Task description >> Only the lines from the one containing "Reproduce this chart" through the one containing "import * as" should be duplicated, exactly as they appear. Pictures are to be left out.
━━━ Dataset excerpts
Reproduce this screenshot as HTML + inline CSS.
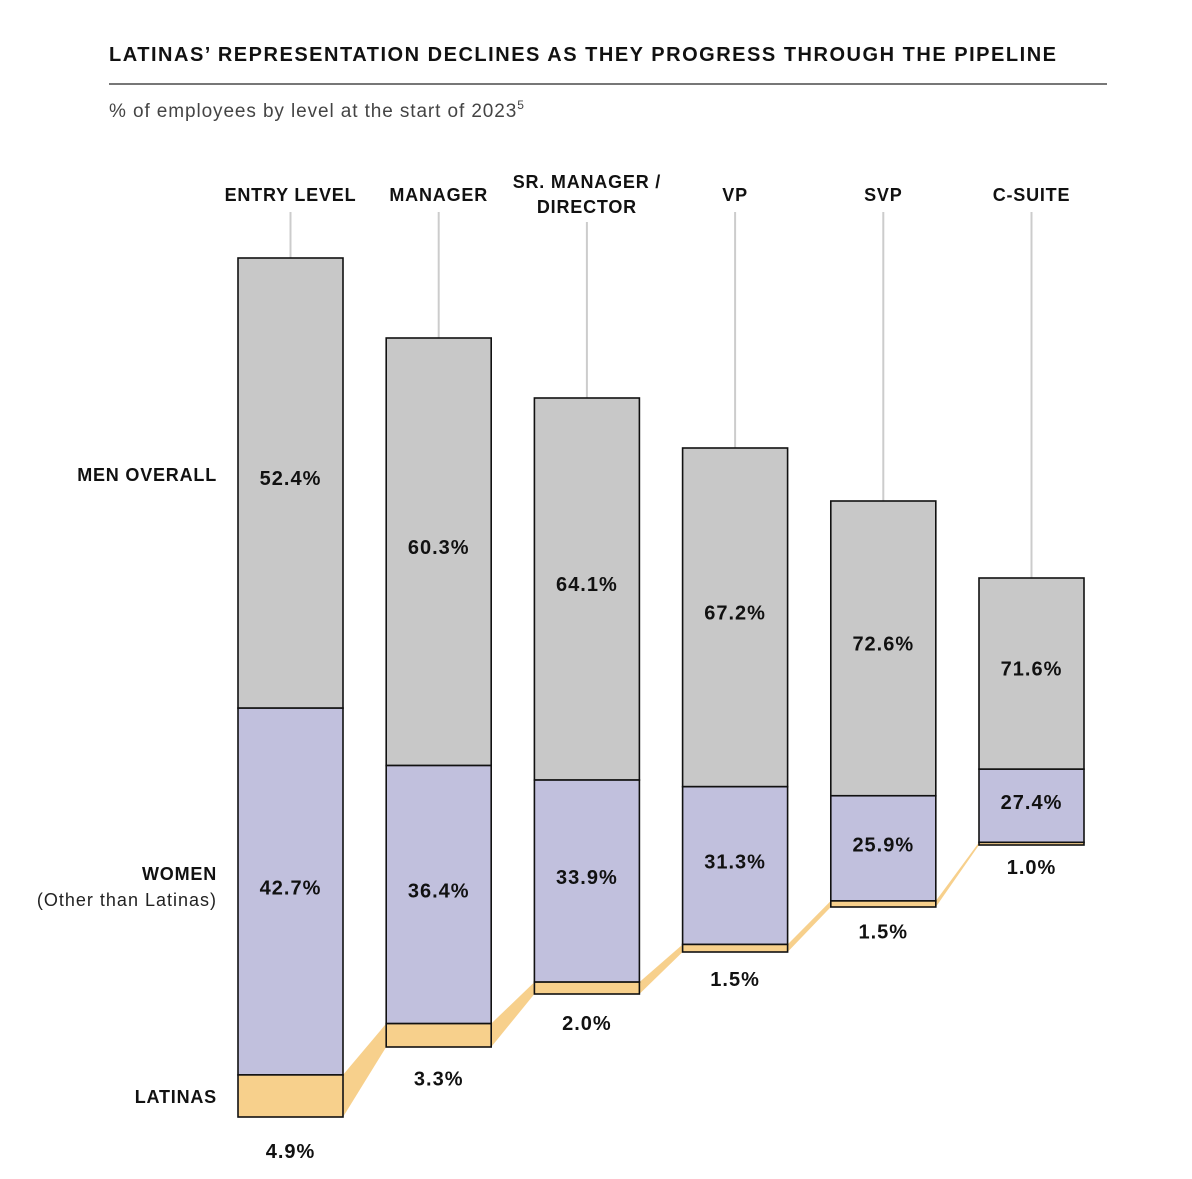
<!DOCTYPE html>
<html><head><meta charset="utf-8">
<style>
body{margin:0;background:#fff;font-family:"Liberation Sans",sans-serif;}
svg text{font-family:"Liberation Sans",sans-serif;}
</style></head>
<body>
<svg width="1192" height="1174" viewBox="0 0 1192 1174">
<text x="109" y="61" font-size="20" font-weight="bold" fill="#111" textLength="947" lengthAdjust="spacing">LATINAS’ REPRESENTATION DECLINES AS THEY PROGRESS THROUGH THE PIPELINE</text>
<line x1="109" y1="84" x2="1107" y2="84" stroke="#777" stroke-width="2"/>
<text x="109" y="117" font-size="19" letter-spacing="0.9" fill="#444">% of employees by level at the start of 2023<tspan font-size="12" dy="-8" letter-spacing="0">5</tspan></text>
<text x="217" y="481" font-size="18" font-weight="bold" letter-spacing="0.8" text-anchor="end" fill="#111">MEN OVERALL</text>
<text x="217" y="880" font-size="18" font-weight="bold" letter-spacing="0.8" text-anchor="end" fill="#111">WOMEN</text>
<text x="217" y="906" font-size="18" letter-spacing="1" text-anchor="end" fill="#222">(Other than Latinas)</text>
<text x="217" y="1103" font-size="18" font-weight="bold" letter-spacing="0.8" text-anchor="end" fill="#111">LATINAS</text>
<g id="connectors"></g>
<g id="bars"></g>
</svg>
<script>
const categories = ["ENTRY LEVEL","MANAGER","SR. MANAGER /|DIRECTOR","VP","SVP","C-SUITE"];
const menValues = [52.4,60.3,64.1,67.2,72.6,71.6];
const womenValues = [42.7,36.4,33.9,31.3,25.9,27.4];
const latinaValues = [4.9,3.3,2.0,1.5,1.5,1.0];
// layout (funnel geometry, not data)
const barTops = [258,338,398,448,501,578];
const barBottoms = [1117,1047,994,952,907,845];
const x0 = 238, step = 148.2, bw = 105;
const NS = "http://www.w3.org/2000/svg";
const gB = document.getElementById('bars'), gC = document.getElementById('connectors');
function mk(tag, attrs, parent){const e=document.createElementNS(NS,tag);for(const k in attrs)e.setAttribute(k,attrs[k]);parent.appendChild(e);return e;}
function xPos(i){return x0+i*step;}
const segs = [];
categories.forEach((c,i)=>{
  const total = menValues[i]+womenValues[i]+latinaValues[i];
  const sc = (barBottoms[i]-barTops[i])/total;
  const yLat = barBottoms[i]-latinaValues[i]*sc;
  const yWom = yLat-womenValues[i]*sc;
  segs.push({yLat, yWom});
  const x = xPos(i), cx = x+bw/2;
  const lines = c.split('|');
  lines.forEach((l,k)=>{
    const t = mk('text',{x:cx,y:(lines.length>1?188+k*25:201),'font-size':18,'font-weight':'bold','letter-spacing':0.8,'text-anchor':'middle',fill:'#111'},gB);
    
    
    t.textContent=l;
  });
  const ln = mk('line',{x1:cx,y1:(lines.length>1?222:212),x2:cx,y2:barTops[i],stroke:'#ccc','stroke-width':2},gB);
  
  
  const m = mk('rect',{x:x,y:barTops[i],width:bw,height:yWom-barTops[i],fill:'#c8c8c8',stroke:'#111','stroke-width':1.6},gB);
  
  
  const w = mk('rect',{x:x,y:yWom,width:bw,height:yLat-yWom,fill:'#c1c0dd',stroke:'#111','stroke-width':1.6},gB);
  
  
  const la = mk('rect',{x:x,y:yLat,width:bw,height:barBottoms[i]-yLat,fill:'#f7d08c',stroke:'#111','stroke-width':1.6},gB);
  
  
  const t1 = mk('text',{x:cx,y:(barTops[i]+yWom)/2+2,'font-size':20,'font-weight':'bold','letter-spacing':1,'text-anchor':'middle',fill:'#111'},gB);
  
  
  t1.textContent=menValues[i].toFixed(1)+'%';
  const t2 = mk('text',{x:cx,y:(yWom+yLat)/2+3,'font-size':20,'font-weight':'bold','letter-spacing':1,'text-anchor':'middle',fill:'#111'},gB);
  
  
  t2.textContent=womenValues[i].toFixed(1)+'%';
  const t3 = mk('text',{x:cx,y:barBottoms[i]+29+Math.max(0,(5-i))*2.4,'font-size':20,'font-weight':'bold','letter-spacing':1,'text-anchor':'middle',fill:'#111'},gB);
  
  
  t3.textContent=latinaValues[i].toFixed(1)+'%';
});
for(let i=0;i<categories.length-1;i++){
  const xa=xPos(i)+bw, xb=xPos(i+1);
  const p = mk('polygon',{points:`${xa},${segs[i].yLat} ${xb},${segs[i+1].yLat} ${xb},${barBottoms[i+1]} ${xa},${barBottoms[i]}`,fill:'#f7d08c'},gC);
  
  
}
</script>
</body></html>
━━━━━━
━━━ Dataset excerpts
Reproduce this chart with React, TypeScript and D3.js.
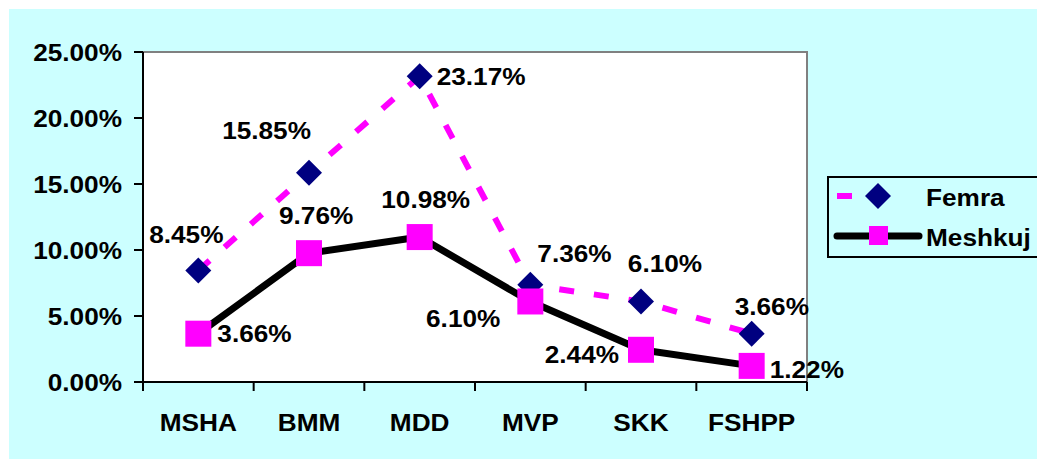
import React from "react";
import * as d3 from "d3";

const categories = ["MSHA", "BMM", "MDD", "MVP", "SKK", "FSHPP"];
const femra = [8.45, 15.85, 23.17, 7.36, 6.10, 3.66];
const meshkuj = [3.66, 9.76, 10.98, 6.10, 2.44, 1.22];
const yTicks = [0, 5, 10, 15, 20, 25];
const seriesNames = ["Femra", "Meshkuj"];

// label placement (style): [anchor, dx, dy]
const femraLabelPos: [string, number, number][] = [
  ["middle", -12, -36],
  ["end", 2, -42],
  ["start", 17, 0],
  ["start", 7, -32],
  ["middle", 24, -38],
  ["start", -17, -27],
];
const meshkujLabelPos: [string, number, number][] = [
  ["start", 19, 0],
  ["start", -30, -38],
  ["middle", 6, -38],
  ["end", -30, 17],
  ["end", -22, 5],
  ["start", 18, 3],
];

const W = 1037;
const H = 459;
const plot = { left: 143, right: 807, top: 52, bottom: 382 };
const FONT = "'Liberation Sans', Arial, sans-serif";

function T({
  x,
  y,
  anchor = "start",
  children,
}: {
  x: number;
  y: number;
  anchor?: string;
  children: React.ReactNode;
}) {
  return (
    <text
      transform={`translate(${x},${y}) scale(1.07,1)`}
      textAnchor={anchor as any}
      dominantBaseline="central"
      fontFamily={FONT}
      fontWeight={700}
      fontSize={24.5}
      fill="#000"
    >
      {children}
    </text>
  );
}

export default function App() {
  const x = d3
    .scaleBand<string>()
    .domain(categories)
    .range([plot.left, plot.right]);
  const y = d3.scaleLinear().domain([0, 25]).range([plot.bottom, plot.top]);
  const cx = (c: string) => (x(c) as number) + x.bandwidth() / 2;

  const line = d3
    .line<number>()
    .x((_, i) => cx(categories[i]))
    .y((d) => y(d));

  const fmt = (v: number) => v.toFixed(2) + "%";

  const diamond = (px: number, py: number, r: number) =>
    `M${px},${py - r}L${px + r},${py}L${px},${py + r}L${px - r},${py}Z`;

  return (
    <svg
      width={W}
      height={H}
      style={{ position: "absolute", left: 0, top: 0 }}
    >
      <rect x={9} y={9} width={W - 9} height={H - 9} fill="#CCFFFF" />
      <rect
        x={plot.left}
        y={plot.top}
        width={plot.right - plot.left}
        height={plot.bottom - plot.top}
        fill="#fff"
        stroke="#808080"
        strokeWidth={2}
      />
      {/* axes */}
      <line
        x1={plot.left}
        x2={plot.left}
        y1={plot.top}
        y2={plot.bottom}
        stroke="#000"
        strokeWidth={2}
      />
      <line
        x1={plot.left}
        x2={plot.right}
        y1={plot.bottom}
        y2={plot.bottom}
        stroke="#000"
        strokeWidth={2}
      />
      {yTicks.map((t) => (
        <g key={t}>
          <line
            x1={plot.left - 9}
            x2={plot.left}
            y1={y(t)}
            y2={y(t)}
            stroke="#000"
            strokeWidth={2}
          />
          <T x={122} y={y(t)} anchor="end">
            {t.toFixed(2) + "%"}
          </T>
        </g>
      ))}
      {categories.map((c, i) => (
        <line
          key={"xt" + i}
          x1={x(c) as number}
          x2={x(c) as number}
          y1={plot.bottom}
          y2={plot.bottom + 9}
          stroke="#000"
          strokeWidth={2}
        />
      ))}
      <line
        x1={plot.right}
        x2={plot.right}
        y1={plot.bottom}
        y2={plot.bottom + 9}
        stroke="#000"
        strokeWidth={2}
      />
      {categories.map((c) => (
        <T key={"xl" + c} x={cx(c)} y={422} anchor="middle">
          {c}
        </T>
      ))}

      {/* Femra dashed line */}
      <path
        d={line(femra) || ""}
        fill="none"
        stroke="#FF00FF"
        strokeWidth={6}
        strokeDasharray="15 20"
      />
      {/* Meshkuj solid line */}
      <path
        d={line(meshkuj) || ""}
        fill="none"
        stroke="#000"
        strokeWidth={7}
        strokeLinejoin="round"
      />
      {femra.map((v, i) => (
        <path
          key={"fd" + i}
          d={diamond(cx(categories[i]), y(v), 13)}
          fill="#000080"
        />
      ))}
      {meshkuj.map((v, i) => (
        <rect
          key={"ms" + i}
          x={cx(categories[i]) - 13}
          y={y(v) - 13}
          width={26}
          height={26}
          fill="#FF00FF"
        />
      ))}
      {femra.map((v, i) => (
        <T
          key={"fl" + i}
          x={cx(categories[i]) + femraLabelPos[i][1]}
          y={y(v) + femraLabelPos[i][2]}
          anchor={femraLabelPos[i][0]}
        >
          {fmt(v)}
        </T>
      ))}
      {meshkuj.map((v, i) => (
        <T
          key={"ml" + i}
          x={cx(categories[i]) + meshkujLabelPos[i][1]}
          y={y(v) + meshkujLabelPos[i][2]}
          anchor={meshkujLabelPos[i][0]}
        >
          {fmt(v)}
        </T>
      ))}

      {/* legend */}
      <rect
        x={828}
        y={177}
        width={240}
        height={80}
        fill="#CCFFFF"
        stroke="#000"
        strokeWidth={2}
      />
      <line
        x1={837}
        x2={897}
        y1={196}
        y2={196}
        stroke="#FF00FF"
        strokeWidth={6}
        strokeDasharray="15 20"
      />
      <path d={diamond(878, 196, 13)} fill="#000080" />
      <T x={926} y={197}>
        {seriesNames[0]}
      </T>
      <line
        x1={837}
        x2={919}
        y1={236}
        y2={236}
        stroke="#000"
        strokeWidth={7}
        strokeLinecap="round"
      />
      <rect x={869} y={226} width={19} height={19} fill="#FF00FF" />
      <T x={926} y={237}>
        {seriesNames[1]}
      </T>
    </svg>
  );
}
━━━━━━
━━━ Dataset excerpts
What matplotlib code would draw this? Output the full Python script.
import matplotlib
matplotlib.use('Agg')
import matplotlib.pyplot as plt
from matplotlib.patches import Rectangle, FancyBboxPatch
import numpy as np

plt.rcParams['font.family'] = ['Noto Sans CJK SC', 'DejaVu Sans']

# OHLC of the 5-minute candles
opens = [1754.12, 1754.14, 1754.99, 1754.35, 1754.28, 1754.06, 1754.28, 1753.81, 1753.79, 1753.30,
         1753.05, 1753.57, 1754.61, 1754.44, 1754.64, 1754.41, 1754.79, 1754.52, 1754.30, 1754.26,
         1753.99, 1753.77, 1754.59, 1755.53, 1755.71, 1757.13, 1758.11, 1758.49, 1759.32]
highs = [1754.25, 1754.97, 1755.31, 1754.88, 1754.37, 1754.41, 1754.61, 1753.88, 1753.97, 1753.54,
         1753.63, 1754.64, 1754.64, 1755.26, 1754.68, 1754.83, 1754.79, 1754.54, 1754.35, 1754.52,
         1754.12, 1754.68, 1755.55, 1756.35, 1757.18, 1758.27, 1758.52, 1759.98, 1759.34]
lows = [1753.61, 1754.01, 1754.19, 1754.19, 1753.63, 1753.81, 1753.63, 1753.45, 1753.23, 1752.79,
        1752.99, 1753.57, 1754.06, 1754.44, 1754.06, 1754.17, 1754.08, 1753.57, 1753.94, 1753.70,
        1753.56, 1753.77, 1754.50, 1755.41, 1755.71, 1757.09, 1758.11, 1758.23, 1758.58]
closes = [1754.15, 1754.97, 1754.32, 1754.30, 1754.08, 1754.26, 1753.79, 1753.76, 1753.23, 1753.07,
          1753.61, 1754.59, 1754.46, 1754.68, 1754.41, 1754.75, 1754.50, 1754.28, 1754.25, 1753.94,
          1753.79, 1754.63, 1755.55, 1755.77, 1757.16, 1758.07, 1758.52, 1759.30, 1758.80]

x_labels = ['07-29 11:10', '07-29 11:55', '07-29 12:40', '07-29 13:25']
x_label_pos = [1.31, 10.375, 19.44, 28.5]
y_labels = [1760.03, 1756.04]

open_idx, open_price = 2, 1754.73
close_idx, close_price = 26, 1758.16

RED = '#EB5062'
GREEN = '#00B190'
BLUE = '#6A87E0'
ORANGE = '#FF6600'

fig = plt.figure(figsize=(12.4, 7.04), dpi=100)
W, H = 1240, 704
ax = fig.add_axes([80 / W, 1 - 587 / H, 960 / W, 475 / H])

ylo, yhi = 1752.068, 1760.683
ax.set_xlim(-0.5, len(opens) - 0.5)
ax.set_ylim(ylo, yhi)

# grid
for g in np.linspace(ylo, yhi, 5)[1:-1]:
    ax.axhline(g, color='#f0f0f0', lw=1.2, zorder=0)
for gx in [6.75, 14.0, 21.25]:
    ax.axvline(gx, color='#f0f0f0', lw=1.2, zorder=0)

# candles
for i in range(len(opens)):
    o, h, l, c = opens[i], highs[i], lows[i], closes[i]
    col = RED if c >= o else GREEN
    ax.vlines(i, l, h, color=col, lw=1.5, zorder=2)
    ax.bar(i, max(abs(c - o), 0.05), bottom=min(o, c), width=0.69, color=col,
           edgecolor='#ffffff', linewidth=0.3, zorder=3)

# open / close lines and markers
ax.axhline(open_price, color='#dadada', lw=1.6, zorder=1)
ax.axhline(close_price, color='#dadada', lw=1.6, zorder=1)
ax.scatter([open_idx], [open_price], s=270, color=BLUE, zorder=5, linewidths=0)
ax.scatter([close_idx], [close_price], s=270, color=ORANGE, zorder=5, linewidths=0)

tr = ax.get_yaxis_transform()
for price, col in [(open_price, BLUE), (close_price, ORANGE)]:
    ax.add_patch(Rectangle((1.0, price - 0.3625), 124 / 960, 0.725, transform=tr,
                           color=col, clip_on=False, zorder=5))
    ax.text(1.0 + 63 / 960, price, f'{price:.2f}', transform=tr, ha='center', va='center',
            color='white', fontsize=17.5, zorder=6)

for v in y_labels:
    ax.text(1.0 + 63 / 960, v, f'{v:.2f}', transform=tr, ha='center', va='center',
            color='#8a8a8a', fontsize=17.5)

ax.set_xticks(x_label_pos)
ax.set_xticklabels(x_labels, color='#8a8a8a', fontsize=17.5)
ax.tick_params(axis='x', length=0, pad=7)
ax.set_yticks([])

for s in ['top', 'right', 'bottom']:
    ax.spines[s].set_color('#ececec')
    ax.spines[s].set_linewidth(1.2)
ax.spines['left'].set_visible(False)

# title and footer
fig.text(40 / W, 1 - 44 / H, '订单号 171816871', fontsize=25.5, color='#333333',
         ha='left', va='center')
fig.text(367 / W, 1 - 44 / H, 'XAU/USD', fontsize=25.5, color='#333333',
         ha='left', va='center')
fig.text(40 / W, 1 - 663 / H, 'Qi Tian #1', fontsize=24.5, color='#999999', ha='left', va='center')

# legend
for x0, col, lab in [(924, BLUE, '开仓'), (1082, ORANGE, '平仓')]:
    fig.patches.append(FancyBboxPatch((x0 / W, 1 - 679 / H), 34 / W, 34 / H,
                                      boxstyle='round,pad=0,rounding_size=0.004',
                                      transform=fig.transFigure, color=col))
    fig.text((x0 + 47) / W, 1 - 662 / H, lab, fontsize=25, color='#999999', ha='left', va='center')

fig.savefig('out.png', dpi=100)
━━━━━━
Solution for this exercise >>
Reproduce this chart with React, TypeScript and D3.js.
import React from "react";
import * as d3 from "d3";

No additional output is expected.